November 17, 2017
Clover is the remanufacturing industries boy done good story as it grew from a small business to be the corporate giant that it is today. Operating from over seventy sites worldwide collecting, remanufacturing and distributing laser and inkjet consumables, wireless devices and telecommunications equipment to a mainly United States customer base of office products retailers and wireless carriers.
In 2014 The Recycler reported that Clover was on target to hit the $1.1 billion (€0.93 billion) of sales, but since then sales and profits have contracted year on year and first half results for 2017 were down eight percent on the same period in 2016. In October Moody’s Investors Service downgraded Clovers parent company 4L Technologies Inc., citing “uncertainties related to the timing of stabilization in 4L Tech’s business after a multi-year contraction in sales and profitability.” 4L Technologies is majority owned by Golden Gate Private Equity, Inc.
Two weeks after the Moody’s downgrade Clover announced that the CEO Jim Cerkleski, would become Chairman of the Board of Directors and that George Milton has been appointed the new CEO and he commented “we have a tremendous platform which has been established by our dedicated employees. I am excited to continue building on our strong market position and global manufacturing and distribution footprint, and look forward to the opportunities ahead. As a priority, I will ensure that we continue our focus on providing quality and value, as well as supporting the new business strategies of our customers.”

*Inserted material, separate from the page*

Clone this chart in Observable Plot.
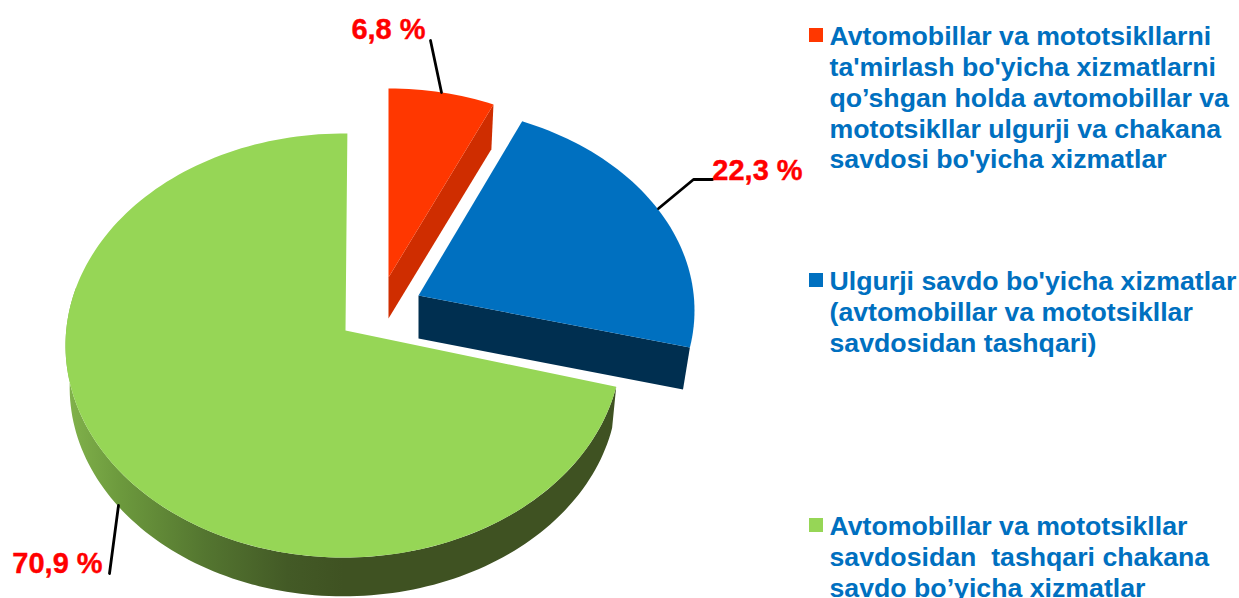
<!DOCTYPE html>
<html>
<head>
<meta charset="utf-8">
<script src="https://cdn.jsdelivr.net/npm/d3@7"></script>
<script src="https://cdn.jsdelivr.net/npm/@observablehq/plot@0.6"></script>
<style>html,body{margin:0;padding:0;background:#fff;overflow:hidden}svg{display:block}</style>
</head>
<body>
<div id="chart"></div>
<script>
// ---- data ----
const categories = ["Avtomobil ta'miri va savdosi", "Ulgurji savdo", "Chakana savdo"];
const shares = [6.8, 22.3, 70.9];
const shareLabels = ["6,8 %", "22,3 %", "70,9 %"];
const legendTexts = [
  "Avtomobillar va mototsikllarni\nta'mirlash bo'yicha xizmatlarni\nqo’shgan holda avtomobillar va\nmototsikllar ulgurji va chakana\nsavdosi bo'yicha xizmatlar",
  "Ulgurji savdo bo'yicha xizmatlar\n(avtomobillar va mototsikllar\nsavdosidan tashqari)",
  "Avtomobillar va mototsikllar\nsavdosidan  tashqari chakana\nsavdo bo’yicha xizmatlar"
];
const faceColors = ["#ff3700", "#0070c0", "#96d656"];
const wallColors = ["#cf2d00", "#002f50", "url(#greenWall)"];

// ---- layout of the exploded, tilted pie ----
const geom = [
  {apex: [388, 277], cx: 388, cy: 296, rx: 273, ry: 208, depth: 41, turn: 0},
  {apex: [418, 295], cx: 414, cy: 310, rx: 280, ry: 205, depth: 43, turn: 0},
  {apex: [345, 330], cx: 343, cy: 345, rx: 278, ry: 212, depth: 42, turn: 0.8}
];
const bottomShrink = [0.98, 0.975, 0.985];
const legendTops = [23, 268, 513];
const legendSquares = [[816, 35], [816, 280], [816, 525]];
const labelPos = [[388, 29], [757, 170], [57, 563]];
const leaders = [
  [[430, 40], [441, 92]],
  [[712, 179], [693, 179], [658, 208]],
  [[118, 505], [109, 573]]
];

// ---- geometry built from the shares ----
const cumulative = d3.cumsum(shares);
const total = cumulative[cumulative.length - 1];
const toDeg = v => v / total * 360;
const foreshorten = a => a - 4.5 * Math.sin(a * Math.PI / 180);   // perspective of the tilted disc
const spans = shares.map((v, i) => [toDeg(i ? cumulative[i - 1] : 0), toDeg(cumulative[i])].map(foreshorten));
const arc = (g, a0, a1, drop = 0, k = 1) => {
  const n = Math.max(2, Math.ceil(Math.abs(a1 - a0) / 1.5));
  return d3.range(n + 1).map(j => {
    const t = (a0 + (a1 - a0) * j / n + g.turn) * Math.PI / 180;
    return [g.cx + g.rx * k * Math.sin(t), g.cy + drop + g.ry * k * -Math.cos(t)];
  });
};
const poly = pts => pts.map(([x, y]) => ({x, y}));

const faces = spans.map(([a0, a1], i) => poly([geom[i].apex, ...arc(geom[i], a0, a1), geom[i].apex]));
const walls = spans.map(([a0, a1], i) => {
  const g = geom[i], k = bottomShrink[i];
  if (i === 2) { // outer rim of the big slice
    return poly([...arc(g, a0, 285), ...arc(g, 285, a0, g.depth, k)]);
  }
  // cut face at the clockwise end of the slice
  const top = arc(g, a1, a1)[0], bot = arc(g, a1, a1, g.depth, k)[0];
  return poly([g.apex, top, bot, [g.apex[0], g.apex[1] + g.depth], g.apex]);
});

const gradientDefs = () => {
  const ns = "http://www.w3.org/2000/svg";
  const defs = document.createElementNS(ns, "defs");
  const lg = document.createElementNS(ns, "linearGradient");
  lg.setAttribute("id", "greenWall");
  lg.setAttribute("gradientUnits", "userSpaceOnUse");
  lg.setAttribute("x1", 65); lg.setAttribute("x2", 620);
  lg.setAttribute("y1", 0); lg.setAttribute("y2", 0);
  [[0, "#82b34c"], [0.1, "#6c993d"], [0.25, "#547630"], [0.4, "#435a26"], [0.5, "#3f5222"], [1, "#3f5222"]].forEach(([o, c]) => {
    const s = document.createElementNS(ns, "stop");
    s.setAttribute("offset", o); s.setAttribute("stop-color", c);
    lg.appendChild(s);
  });
  defs.appendChild(lg);
  return defs;
};

const fontFamily = "Liberation Sans";
const drawOrder = [2, 1, 0];
const plot = Plot.plot({
  width: 1239, height: 598,
  margin: 0,
  x: {domain: [0, 1239], range: [0, 1239], axis: null},
  y: {domain: [0, 598], range: [0, 598], axis: null},
  marks: [
    gradientDefs,
    ...drawOrder.flatMap(i => [
      Plot.line(walls[i], {x: "x", y: "y", fill: wallColors[i], stroke: "none"}),
      Plot.line(faces[i], {x: "x", y: "y", fill: faceColors[i], stroke: "none"})
    ]),
    ...leaders.map(pts => Plot.line(poly(pts), {x: "x", y: "y", stroke: "#000", strokeWidth: 2.8})),
    Plot.text(shareLabels, {
      x: (d, i) => labelPos[i][0], y: (d, i) => labelPos[i][1], text: d => d,
      fill: "#ff0000", stroke: "#ff0000", strokeWidth: 0.4, fontFamily, fontWeight: "bold", fontSize: 29, textAnchor: "middle"
    }),
    Plot.rect(legendSquares, {
      x1: d => d[0] - 7, x2: d => d[0] + 7, y1: d => d[1] - 7, y2: d => d[1] + 7,
      fill: (d, i) => faceColors[i]
    }),
    Plot.text(legendTexts, {
      x: 829, y: (d, i) => legendTops[i], text: d => d,
      fill: "#0070c0", fontFamily, fontWeight: "bold", fontSize: 26.7,
      textAnchor: "start", lineAnchor: "top", lineHeight: 1.153
    })
  ]
});
document.getElementById("chart").appendChild(plot);
</script>
</body>
</html>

What are the challenges facing clover’s new CEO? Firstly, the market for imaging products has contracted, and Clover has no real end-user engagement and relies on an ailing US-centric office product retailing channel. The OEM’s have reacted differently to the contracting market and are driving MPS sales up and at the same time using “Instant Ink” type programmes to drive end-user revenues, and this could see Clover lose key customer contracts to OEM’s and other competitors. In Europe, the market is also contracting, but the MSE sales channel has been dismantled and there appears to be no cohesive strategy to drive sales, and their market is under threat from more agile competitors who want to increase their share of the European office products market for remanufactured laser and inkjet consumables.
Manufacturing and refurbishing operations are being centred on clovers Vietnam and Mexico facilities, but the company is spread across another sixty-eight locations around the world handling collections, sales and distribution. While the headcount continues to fall, restructuring the business for the current and future market is slow and akin to a supertanker changing direction. It doesn’t happen quickly.
The big challenge facing the new Clover CEO is the level of debt carried by the company which is currently in the order of $700 million (€593 million) with a revolving credit facility due for renewal in 2019 and a secured loan due in 2020 and $66 million (€55.92 million) of cash in the bank.
Clover needs to generate more free cash to service the debt, and this can come from getting closer to the end-user consumer base where they can benefit from increased prices and profitability. But they will also need to significantly reduce their global operating costs.
In August 2016, The Recycler reported a Reuters report that Clover’s major shareholder, Golden Gate Private Equity had appointed investment bank Morgan Stanley to help run an auction for the company, the price tag was $1.5 billion (€1.27 billion). According to a person familiar with the discussions, Clover’s senior executives had met in the summer of 2016 to discuss the possibility of a sale of Clover or a Golden Gate exit. At the time the then CEO Jim Cerkleski hotly denied the sale rumour, but today it is possible that a sale of Clovers telecommunications equipment business could generate funds and boost debt repayments.